▸ Stated goal
Skip every picture and transcribe the remaining material exactly.

▸ Data provided
══════

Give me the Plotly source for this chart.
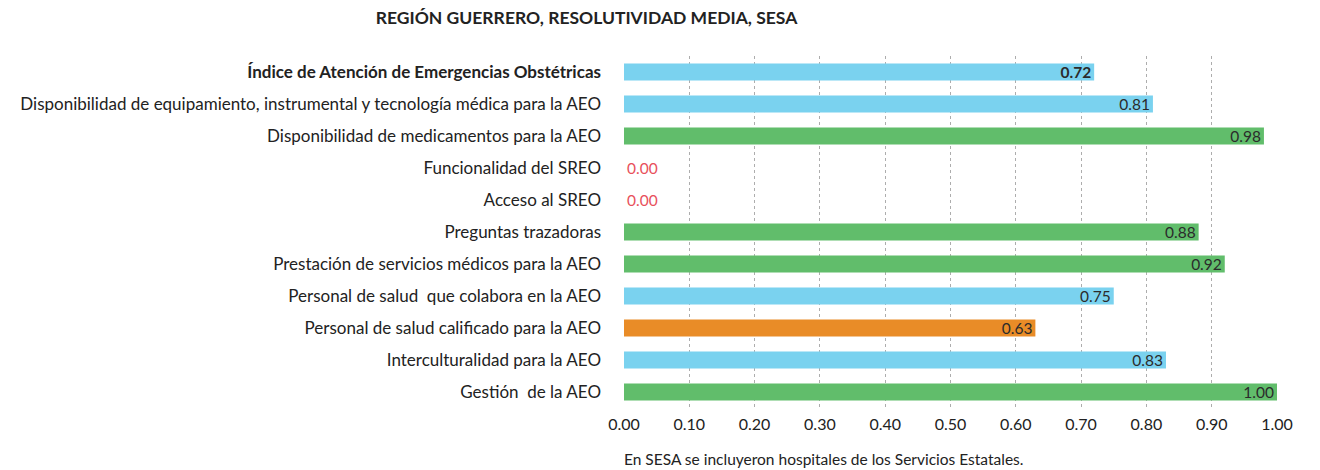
import plotly.graph_objects as go

categories = [
    "Índice de Atención de Emergencias Obstétricas",
    "Disponibilidad de equipamiento, instrumental y tecnología médica para la AEO",
    "Disponibilidad de medicamentos para la AEO",
    "Funcionalidad del SREO",
    "Acceso al SREO",
    "Preguntas trazadoras",
    "Prestación de servicios médicos para la AEO",
    "Personal de salud  que colabora en la AEO",
    "Personal de salud calificado para la AEO",
    "Interculturalidad para la AEO",
    "Gestión  de la AEO",
]
values = [0.72, 0.81, 0.98, 0.00, 0.00, 0.88, 0.92, 0.75, 0.63, 0.83, 1.00]
levels = ["media", "media", "alta", "baja", "baja", "alta", "alta", "media", "baja_med", "media", "alta"]
tick_vals = [0.0, 0.1, 0.2, 0.3, 0.4, 0.5, 0.6, 0.7, 0.8, 0.9, 1.0]

color_map = {"media": "#7ad2ef", "alta": "#61bd6b", "baja_med": "#e98c27", "baja": "#e8505b"}
bar_colors = [color_map[l] for l in levels]
text_colors = ["#e8505b" if v == 0 else "#2b2b2b" for v in values]
texts = [f"<b>{v:.2f}</b>" if i == 0 else f"{v:.2f}" for i, v in enumerate(values)]
positions = ["outside" if v == 0 else "inside" for v in values]
tick_text = [f"<b>{c}</b>" if i == 0 else c for i, c in enumerate(categories)]

fig = go.Figure(go.Bar(
    x=values, y=list(range(len(categories))), orientation="h",
    marker=dict(color=bar_colors, line=dict(width=0)),
    width=0.53,
    text=texts, textposition=positions, insidetextanchor="end",
    textfont=dict(color=text_colors, size=15.5, family="Lato"),
    constraintext="none", cliponaxis=False,
    hoverinfo="skip",
))

fig.update_layout(
    width=1312, height=462,
    margin=dict(l=616, r=43, t=48, b=62),
    paper_bgcolor="white", plot_bgcolor="white",
    font=dict(family="Lato", size=17, color="#222"),
    showlegend=False,
    title=dict(text="<b>REGIÓN GUERRERO, RESOLUTIVIDAD MEDIA, SESA</b>",
               x=0.441, xanchor="center", y=0.978, yanchor="middle",
               font=dict(size=17.5, color="#222", family="Lato")),
)
fig.update_xaxes(
    range=[0, 1.0], tickvals=tick_vals, ticktext=[f"{t:.2f}" for t in tick_vals],
    showgrid=True, gridcolor="#adadad", griddash="dot", gridwidth=1,
    zeroline=False, showline=False, ticks="", tickfont=dict(size=16, color="#222"),
    ticklabelstandoff=5,
)
fig.update_yaxes(
    range=[10.5, -0.5], tickvals=list(range(len(categories))), ticktext=tick_text,
    showgrid=False, zeroline=False, ticks="", tickfont=dict(size=17, color="#222"),
    ticklabelstandoff=22,
)
fig.add_annotation(text="En SESA se incluyeron hospitales de los Servicios Estatales.",
                   xref="paper", yref="paper", x=-0.003, xanchor="left",
                   y=-0.145, yanchor="middle", showarrow=False,
                   font=dict(size=15.5, color="#222", family="Lato"))
fig.write_html("out.html")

══════

▸ Task response
Give me the Plotly source for this chart.
import plotly.graph_objects as go

categories = [
    "Índice de Atención de Emergencias Obstétricas",
    "Disponibilidad de equipamiento, instrumental y tecnología médica para la AEO",
    "Disponibilidad de medicamentos para la AEO",
    "Funcionalidad del SREO",
    "Acceso al SREO",
    "Preguntas trazadoras",
    "Prestación de servicios médicos para la AEO",
    "Personal de salud  que colabora en la AEO",
    "Personal de salud calificado para la AEO",
    "Interculturalidad para la AEO",
    "Gestión  de la AEO",
]
values = [0.72, 0.81, 0.98, 0.00, 0.00, 0.88, 0.92, 0.75, 0.63, 0.83, 1.00]
levels = ["media", "media", "alta", "baja", "baja", "alta", "alta", "media", "baja_med", "media", "alta"]
tick_vals = [0.0, 0.1, 0.2, 0.3, 0.4, 0.5, 0.6, 0.7, 0.8, 0.9, 1.0]

color_map = {"media": "#7ad2ef", "alta": "#61bd6b", "baja_med": "#e98c27", "baja": "#e8505b"}
bar_colors = [color_map[l] for l in levels]
text_colors = ["#e8505b" if v == 0 else "#2b2b2b" for v in values]
texts = [f"<b>{v:.2f}</b>" if i == 0 else f"{v:.2f}" for i, v in enumerate(values)]
positions = ["outside" if v == 0 else "inside" for v in values]
tick_text = [f"<b>{c}</b>" if i == 0 else c for i, c in enumerate(categories)]

fig = go.Figure(go.Bar(
    x=values, y=list(range(len(categories))), orientation="h",
    marker=dict(color=bar_colors, line=dict(width=0)),
    width=0.53,
    text=texts, textposition=positions, insidetextanchor="end",
    textfont=dict(color=text_colors, size=15.5, family="Lato"),
    constraintext="none", cliponaxis=False,
    hoverinfo="skip",
))

fig.update_layout(
    width=1312, height=462,
    margin=dict(l=616, r=43, t=48, b=62),
    paper_bgcolor="white", plot_bgcolor="white",
    font=dict(family="Lato", size=17, color="#222"),
    showlegend=False,
    title=dict(text="<b>REGIÓN GUERRERO, RESOLUTIVIDAD MEDIA, SESA</b>",
               x=0.441, xanchor="center", y=0.978, yanchor="middle",
               font=dict(size=17.5, color="#222", family="Lato")),
)
fig.update_xaxes(
    range=[0, 1.0], tickvals=tick_vals, ticktext=[f"{t:.2f}" for t in tick_vals],
    showgrid=True, gridcolor="#adadad", griddash="dot", gridwidth=1,
    zeroline=False, showline=False, ticks="", tickfont=dict(size=16, color="#222"),
    ticklabelstandoff=5,
)
fig.update_yaxes(
    range=[10.5, -0.5], tickvals=list(range(len(categories))), ticktext=tick_text,
    showgrid=False, zeroline=False, ticks="", tickfont=dict(size=17, color="#222"),
    ticklabelstandoff=22,
)
fig.add_annotation(text="En SESA se incluyeron hospitales de los Servicios Estatales.",
                   xref="paper", yref="paper", x=-0.003, xanchor="left",
                   y=-0.145, yanchor="middle", showarrow=False,
                   font=dict(size=15.5, color="#222", family="Lato"))
fig.write_html("out.html")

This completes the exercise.